I remember being at the Palace when US President George W. Bush made a stop there and thinking, well, more than writing about it, maybe I can make a statement against US imperialism. A simple pinch in the nose would have made headlines worldwide. I was that close – I even shook his hand. But the worst part of it was that for that very brief moment, I was a little honored, not realizing outright that I was shaking the hand of someone who would eventually be labelled as the worst US president in history. I guess, being in the presence of those kind of people does that to you. I makes you feel privileged to be breathing the same air as they do, to be seing them up close, pimples and all. It does a lot to your self-confidence, that you can rub elbows with Ignacio Bunye. I understand now why some journalists are such airheads – they get to make chika with the politicians and get to call the latter buddies and invite them to be ninong to their kids, even as they go home every night to some shanty worlds apart from the glitter of the Palace.

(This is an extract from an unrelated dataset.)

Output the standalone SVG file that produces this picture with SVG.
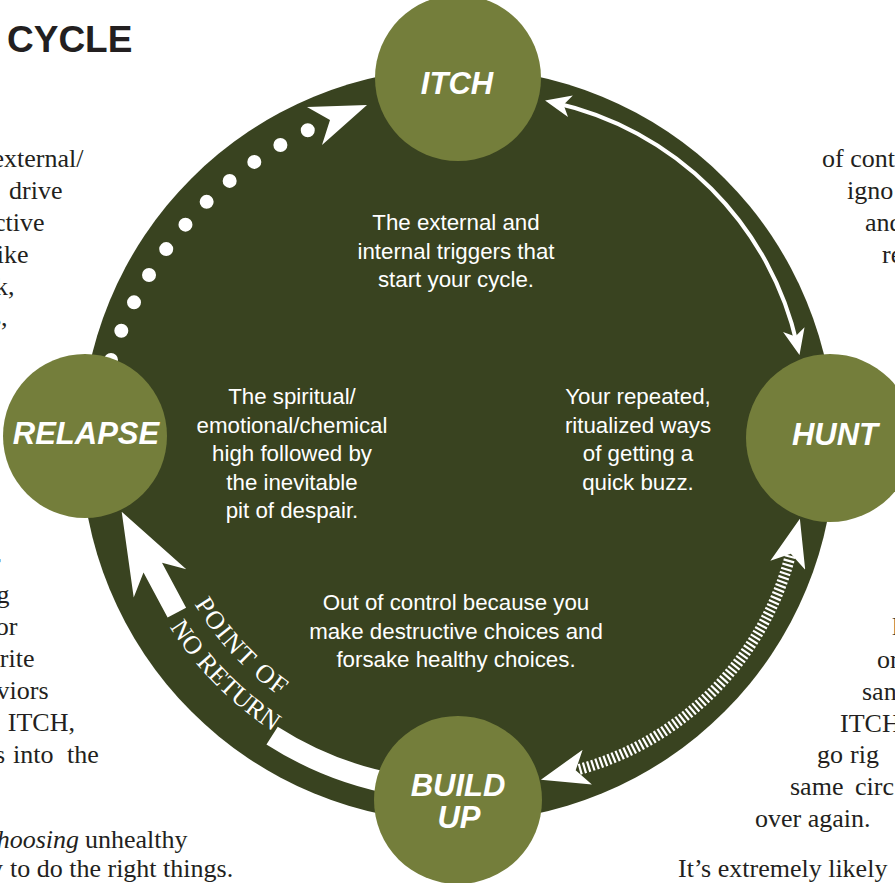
<svg xmlns="http://www.w3.org/2000/svg" width="895" height="883" viewBox="0 0 895 883">
<style>
.body{font-family:"Liberation Serif","Times New Roman",serif;font-size:26px;fill:#231f20}
.title{font-family:"Liberation Sans",Arial,sans-serif;font-size:37px;font-weight:bold;fill:#231f20}
.inner{font-family:"Liberation Sans",Arial,sans-serif;font-size:22.3px;fill:#fff;text-anchor:middle}
.label{font-family:"Liberation Sans",Arial,sans-serif;font-size:31px;font-weight:bold;font-style:italic;fill:#fff;text-anchor:middle}
.node{fill:#747e3b}
.ring{fill:#394320}
.pnr{font-family:"Liberation Serif","Times New Roman",serif;font-size:26px;fill:#fff}
.white{fill:#fff}
</style>
<defs>
<marker id="thinHead" markerUnits="userSpaceOnUse" viewBox="0 0 26 22" markerWidth="26" markerHeight="22" refX="16" refY="11" orient="auto-start-reverse">
<path d="M26,11 L0,0 L7,11 L0,22 Z" fill="#fff"/>
</marker>
<marker id="hatchHead" markerUnits="userSpaceOnUse" viewBox="0 0 48 36" markerWidth="48" markerHeight="36" refX="10" refY="18" orient="auto-start-reverse">
<path d="M48,18 L0,0 L12,18 L0,36 Z" fill="#fff"/>
</marker>
<path id="arcPoint" d="M174.5,565.3 A308,308 0 0,0 318.2,719.4"/>
<path id="arcReturn" d="M148.2,587.5 A342,342 0 0,0 312.3,753.3"/>
</defs>

<!-- surrounding text -->
<g id="page-text">
<text class="title" x="7" y="52">CYCLE</text>
<text class="body" text-anchor="end">
<tspan x="90" y="167">external/</tspan>
<tspan x="69" y="199">drive</tspan>
<tspan x="51" y="231">ctive</tspan>
<tspan x="35" y="263">ike</tspan>
<tspan x="21" y="295">rk,</tspan>
<tspan x="14" y="326">s,</tspan>
<tspan x="7" y="571">r</tspan>
<tspan x="16" y="603">ng</tspan>
<tspan x="24" y="635">/or</tspan>
<tspan x="41" y="667">orite</tspan>
<tspan x="55" y="699">aviors</tspan>
<tspan x="75" y="731">ITCH,</tspan>
</text>
<text class="body"><tspan x="-5" y="763">s</tspan><tspan x="13" y="763">into</tspan><tspan x="67" y="763">the</tspan></text>
<text class="body" x="79" y="848" text-anchor="end" font-style="italic">choosing</text>
<text class="body" x="85" y="848">unhealthy</text>
<text class="body"><tspan x="-10" y="877">y</tspan><tspan x="10" y="877">to do the right things.</tspan></text>

<text class="body">
<tspan x="822" y="167">of cont</tspan>
<tspan x="847" y="199">igno</tspan>
<tspan x="865" y="231">and</tspan>
<tspan x="882" y="263">re</tspan>
<tspan x="892" y="635">l</tspan>
<tspan x="877" y="668">or</tspan>
<tspan x="862" y="700">san</tspan>
<tspan x="840" y="732">ITCH</tspan>
<tspan x="817" y="763">go</tspan><tspan x="850" y="763">rig</tspan>
<tspan x="790" y="795">same</tspan><tspan x="855" y="795">circ</tspan>
<tspan x="755" y="827">over again.</tspan>
<tspan x="678" y="877">It’s extremely likely</tspan>
</text>
</g>

<!-- big ring -->
<g id="cycle">
<circle class="ring" cx="458" cy="445" r="377"/>
<text class="inner"><tspan x="456" y="230">The external and</tspan><tspan x="456" y="258.5">internal triggers that</tspan><tspan x="456" y="287">start your cycle.</tspan></text>
<text class="inner"><tspan x="292" y="404">The spiritual/</tspan><tspan x="292" y="432.5">emotional/chemical</tspan><tspan x="292" y="461">high followed by</tspan><tspan x="292" y="489.5">the inevitable</tspan><tspan x="292" y="518">pit of despair.</tspan></text>
<text class="inner"><tspan x="638" y="404">Your repeated,</tspan><tspan x="638" y="432.5">ritualized ways</tspan><tspan x="638" y="461">of getting a</tspan><tspan x="638" y="489.5">quick buzz.</tspan></text>
<text class="inner"><tspan x="456" y="610">Out of control because you</tspan><tspan x="456" y="638.5">make destructive choices and</tspan><tspan x="456" y="667">forsake healthy choices.</tspan></text>
</g>

<!-- connectors -->
<g id="connectors">
<path d="M554.8,102.7 A320,320 0 0,1 797.3,345.2" fill="none" stroke="#fff" stroke-width="4" marker-start="url(#thinHead)" marker-end="url(#thinHead)"/>
<path d="M790.3,555.6 A300,300 0 0,1 577.6,769.8" fill="none" stroke="#fff" stroke-width="11" stroke-dasharray="2.2 2.2" marker-start="url(#hatchHead)" marker-end="url(#hatchHead)"/>
<path d="M111,360 A379,379 0 0,1 308.3,130" fill="none" stroke="#fff" stroke-width="14" stroke-linecap="round" stroke-dasharray="0 31.1"/>
<path class="white" d="M367,105 L307,107 L330,120 L322,145 Z"/>
<path class="white" d="M121.7,511.7 L186.3,569.2 L162,562.7 L186.1,607.7 L167.6,617.6 L143.5,572.6 L133.7,597.4 Z"/>
<path d="M272.1,735.6 A345,345 0 0,0 398.1,784.8" fill="none" stroke="#fff" stroke-width="21"/>
<text class="pnr" letter-spacing="1.5"><textPath href="#arcPoint" startOffset="50%" text-anchor="middle">POINT OF</textPath></text>
<text class="pnr"><textPath href="#arcReturn" startOffset="50%" text-anchor="middle">NO RETURN</textPath></text>
</g>

<!-- nodes -->
<g id="node-itch">
<circle class="node" cx="458" cy="78" r="83"/>
<text class="label" x="457" y="94">ITCH</text>
</g>
<g id="node-hunt">
<circle class="node" cx="830" cy="438" r="84"/>
<text class="label" x="835" y="445">HUNT</text>
</g>
<g id="node-relapse">
<circle class="node" cx="85" cy="436" r="82"/>
<text class="label" x="86" y="444">RELAPSE</text>
</g>
<g id="node-buildup">
<circle class="node" cx="458" cy="800" r="84"/>
<text class="label"><tspan x="458" y="796">BUILD</tspan><tspan x="459" y="828">UP</tspan></text>
</g>
</svg>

Not that there is anything wrong with what beat reporters routinely do. In fact, I think they provide some very invaluable public service, taking notes and pictures of public pronouncements, asking questions, or just being there. Its just that I did not find myself, and by extension, the paper, effective by aping reporters from the dailies, trying to get that elusive scoop of the day. Investigative journalists have pointed out that the beat system tends to discourage independent investigative work. And if you’re someone with an activist background and comes from a paper that may be lesser known than the dailies but has clear-cut advocacies and constituencies, writing news stories based on press releases can be a very, very depressing task. But it’s all part of the territory, I guess. The institutions of power, however corrupt and oppressive, are there to be confronted and challenged. Journalists have to cover wherever it is that needs covering. But we also need to be effective in our tasks. And in covering the seats of power, I found useful something that Norman Mailer wrote when he covered the 1964 Republican primaries – an awful place and time to be in if you’re a liberal like Mailer:
“Unless one knows him well, or has done a sizable work of preparation, it is next to useless to interview a politician. He has a mind which is accostomed to political questions. By the time he decides to run for President, he may have answered a million. Or at least this is true if he has been in politics for twenty years and has replied to an average of one hundred-fifty such queries a day, no uncharacteristic amount. To surprise a skillful politician with a question is then approximately equal in difficulty to hitting a professional boxer with a barroom hook. One cannot therefore tell a great deal from interviews with a candidate. His teeth are bound to be white, his manner mild and pleasant, his presence attractive, and his ability to slide off the question and return with an answer is as implicit in the work of his jaws as the ability to bite a piece of meat. Interviewing a candidate is about as intimate as catching him on television. Therefore it is sometimes easier to pick up the truth of his campaign by studying the outriggers of his activity.”